◆ TASK ◆
Print all of the lines exactly. Any picture among them stays out.

** BEGIN MATERIAL PROVIDED **

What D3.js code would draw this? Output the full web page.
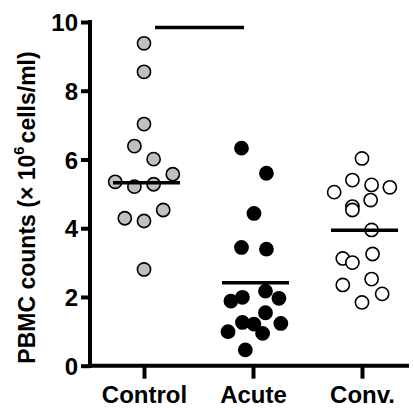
<!DOCTYPE html>
<html>
<head>
<meta charset="utf-8">
<script src="https://cdn.jsdelivr.net/npm/d3@7"></script>
<style>
  html, body { margin: 0; padding: 0; background: #fff; }
  svg { display: block; }
  text { font-family: "Liberation Sans", Arial, Helvetica, sans-serif; font-weight: bold; }
</style>
</head>
<body>
<svg id="chart" width="414" height="408"></svg>
<script>
// ---- data ----
const categories = ["Control", "Acute", "Conv."];
const controlValues = [9.38, 8.55, 7.03, 6.39, 6.01, 5.57, 5.35, 5.21, 5.28, 4.53, 4.29, 4.21, 2.80];
const controlJitter = [0, 0, 0, -1, 1, 3, -3, -1, 1, 2, -2, 0, 0];
const acuteValues = [6.33, 5.60, 4.43, 3.44, 3.39, 1.99, 1.88, 2.17, 1.96, 1.54, 1.26, 1.21, 1.23, 0.99, 0.94, 0.46];
const acuteJitter = [-1.2, 1.4, 0.1, -1.2, 1.4, -1.1, -2.3, 1.3, 2.7, 1.3, -1.1, 0.1, 2.9, -2.6, 1.0, -0.8];
const convValues = [6.03, 5.40, 5.26, 5.19, 5.05, 4.82, 4.63, 4.53, 3.95, 3.12, 3.00, 3.25, 2.35, 2.52, 2.09, 1.84];
const convJitter = [0, -1, 1, 2.9, -2.9, 0.9, -1, -1, 1, -2, -1, 1.1, -2, 1, 2.1, 0];
const centerLines = [5.32, 2.41, 3.94];
const sigBar = { from: "Control", to: "Acute", value: 9.84 };
const yTicks = [0, 2, 4, 6, 8, 10];

const groups = [
  { name: "Control", values: controlValues, jitter: controlJitter, fill: "#c0c0c0" },
  { name: "Acute", values: acuteValues, jitter: acuteJitter, fill: "#000000" },
  { name: "Conv.", values: convValues, jitter: convJitter, fill: "#ffffff" }
];

// ---- layout ----
const svg = d3.select("#chart");
const axisX = 90, axisRight = 409;
const y = d3.scaleLinear().domain([0, 10]).range([365.7, 22]);
const x = d3.scalePoint().domain(categories).range([144, 362]);
const jit = d3.scaleLinear().domain([0, 1]).range([0, 9.6]);
const r = 6.6;

// y axis
const yAxis = svg.append("g")
  .attr("transform", `translate(${axisX},0)`)
  .call(d3.axisLeft(y).tickValues(yTicks).tickFormat(d3.format("d")).tickSize(9).tickPadding(3));
yAxis.select(".domain").remove();
yAxis.selectAll(".tick line").attr("stroke", "#000").attr("stroke-width", 4);
yAxis.selectAll(".tick text").attr("font-size", 24).attr("fill", "#000").attr("dy", "0.36em");
yAxis.append("line").attr("x1", 0).attr("x2", 0).attr("y1", y(10) - 2).attr("y2", y(0) + 2)
  .attr("stroke", "#000").attr("stroke-width", 4);

// x axis
const xAxis = svg.append("g")
  .attr("transform", `translate(0,${y(0)})`)
  .call(d3.axisBottom(x).tickSize(13).tickPadding(7));
xAxis.select(".domain").remove();
xAxis.selectAll(".tick line").attr("stroke", "#000").attr("stroke-width", 4);
xAxis.selectAll(".tick text").attr("font-size", 24).attr("fill", "#000").attr("dy", "0.71em");
xAxis.append("line").attr("x1", axisX - 2).attr("x2", axisRight).attr("y1", 0).attr("y2", 0)
  .attr("stroke", "#000").attr("stroke-width", 4);

// y title
const title = svg.append("text")
  .attr("transform", `translate(35,${(50 + 365) / 2}) rotate(-90)`)
  .attr("text-anchor", "middle")
  .attr("font-size", 23)
  .attr("fill", "#000");
title.append("tspan").text("PBMC counts (× 10");
title.append("tspan").text("6").attr("font-size", 15).attr("dy", "-0.75em");
title.append("tspan").text("cells/ml)").attr("dy", "0.5em").attr("dx", 3);

// points
groups.forEach(g => {
  svg.append("g").selectAll("circle")
    .data(g.values.map((v, i) => ({ v, j: g.jitter[i] })))
    .join("circle")
    .attr("cx", d => x(g.name) + jit(d.j))
    .attr("cy", d => y(d.v))
    .attr("r", r)
    .attr("fill", g.fill)
    .attr("stroke", "#000")
    .attr("stroke-width", 1.6);
});

// center lines
svg.append("g").selectAll("line")
  .data(categories.map((c, i) => ({ c, v: centerLines[i] })))
  .join("line")
  .attr("x1", d => x(d.c) - 31)
  .attr("x2", d => x(d.c) + 36)
  .attr("y1", d => y(d.v))
  .attr("y2", d => y(d.v))
  .attr("stroke", "#000")
  .attr("stroke-width", 3.5);

// significance bar
svg.append("line")
  .attr("x1", x(sigBar.from) + 11)
  .attr("x2", x(sigBar.to) - 9)
  .attr("y1", y(sigBar.value))
  .attr("y2", y(sigBar.value))
  .attr("stroke", "#000")
  .attr("stroke-width", 3.5);
</script>
</body>
</html>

** END MATERIAL PROVIDED **

◆ THE RESPONSE ◆
What D3.js code would draw this? Output the full web page.
<!DOCTYPE html>
<html>
<head>
<meta charset="utf-8">
<script src="https://cdn.jsdelivr.net/npm/d3@7"></script>
<style>
  html, body { margin: 0; padding: 0; background: #fff; }
  svg { display: block; }
  text { font-family: "Liberation Sans", Arial, Helvetica, sans-serif; font-weight: bold; }
</style>
</head>
<body>
<svg id="chart" width="414" height="408"></svg>
<script>
// ---- data ----
const categories = ["Control", "Acute", "Conv."];
const controlValues = [9.38, 8.55, 7.03, 6.39, 6.01, 5.57, 5.35, 5.21, 5.28, 4.53, 4.29, 4.21, 2.80];
const controlJitter = [0, 0, 0, -1, 1, 3, -3, -1, 1, 2, -2, 0, 0];
const acuteValues = [6.33, 5.60, 4.43, 3.44, 3.39, 1.99, 1.88, 2.17, 1.96, 1.54, 1.26, 1.21, 1.23, 0.99, 0.94, 0.46];
const acuteJitter = [-1.2, 1.4, 0.1, -1.2, 1.4, -1.1, -2.3, 1.3, 2.7, 1.3, -1.1, 0.1, 2.9, -2.6, 1.0, -0.8];
const convValues = [6.03, 5.40, 5.26, 5.19, 5.05, 4.82, 4.63, 4.53, 3.95, 3.12, 3.00, 3.25, 2.35, 2.52, 2.09, 1.84];
const convJitter = [0, -1, 1, 2.9, -2.9, 0.9, -1, -1, 1, -2, -1, 1.1, -2, 1, 2.1, 0];
const centerLines = [5.32, 2.41, 3.94];
const sigBar = { from: "Control", to: "Acute", value: 9.84 };
const yTicks = [0, 2, 4, 6, 8, 10];

const groups = [
  { name: "Control", values: controlValues, jitter: controlJitter, fill: "#c0c0c0" },
  { name: "Acute", values: acuteValues, jitter: acuteJitter, fill: "#000000" },
  { name: "Conv.", values: convValues, jitter: convJitter, fill: "#ffffff" }
];

// ---- layout ----
const svg = d3.select("#chart");
const axisX = 90, axisRight = 409;
const y = d3.scaleLinear().domain([0, 10]).range([365.7, 22]);
const x = d3.scalePoint().domain(categories).range([144, 362]);
const jit = d3.scaleLinear().domain([0, 1]).range([0, 9.6]);
const r = 6.6;

// y axis
const yAxis = svg.append("g")
  .attr("transform", `translate(${axisX},0)`)
  .call(d3.axisLeft(y).tickValues(yTicks).tickFormat(d3.format("d")).tickSize(9).tickPadding(3));
yAxis.select(".domain").remove();
yAxis.selectAll(".tick line").attr("stroke", "#000").attr("stroke-width", 4);
yAxis.selectAll(".tick text").attr("font-size", 24).attr("fill", "#000").attr("dy", "0.36em");
yAxis.append("line").attr("x1", 0).attr("x2", 0).attr("y1", y(10) - 2).attr("y2", y(0) + 2)
  .attr("stroke", "#000").attr("stroke-width", 4);

// x axis
const xAxis = svg.append("g")
  .attr("transform", `translate(0,${y(0)})`)
  .call(d3.axisBottom(x).tickSize(13).tickPadding(7));
xAxis.select(".domain").remove();
xAxis.selectAll(".tick line").attr("stroke", "#000").attr("stroke-width", 4);
xAxis.selectAll(".tick text").attr("font-size", 24).attr("fill", "#000").attr("dy", "0.71em");
xAxis.append("line").attr("x1", axisX - 2).attr("x2", axisRight).attr("y1", 0).attr("y2", 0)
  .attr("stroke", "#000").attr("stroke-width", 4);

// y title
const title = svg.append("text")
  .attr("transform", `translate(35,${(50 + 365) / 2}) rotate(-90)`)
  .attr("text-anchor", "middle")
  .attr("font-size", 23)
  .attr("fill", "#000");
title.append("tspan").text("PBMC counts (× 10");
title.append("tspan").text("6").attr("font-size", 15).attr("dy", "-0.75em");
title.append("tspan").text("cells/ml)").attr("dy", "0.5em").attr("dx", 3);

// points
groups.forEach(g => {
  svg.append("g").selectAll("circle")
    .data(g.values.map((v, i) => ({ v, j: g.jitter[i] })))
    .join("circle")
    .attr("cx", d => x(g.name) + jit(d.j))
    .attr("cy", d => y(d.v))
    .attr("r", r)
    .attr("fill", g.fill)
    .attr("stroke", "#000")
    .attr("stroke-width", 1.6);
});

// center lines
svg.append("g").selectAll("line")
  .data(categories.map((c, i) => ({ c, v: centerLines[i] })))
  .join("line")
  .attr("x1", d => x(d.c) - 31)
  .attr("x2", d => x(d.c) + 36)
  .attr("y1", d => y(d.v))
  .attr("y2", d => y(d.v))
  .attr("stroke", "#000")
  .attr("stroke-width", 3.5);

// significance bar
svg.append("line")
  .attr("x1", x(sigBar.from) + 11)
  .attr("x2", x(sigBar.to) - 9)
  .attr("y1", y(sigBar.value))
  .attr("y2", y(sigBar.value))
  .attr("stroke", "#000")
  .attr("stroke-width", 3.5);
</script>
</body>
</html>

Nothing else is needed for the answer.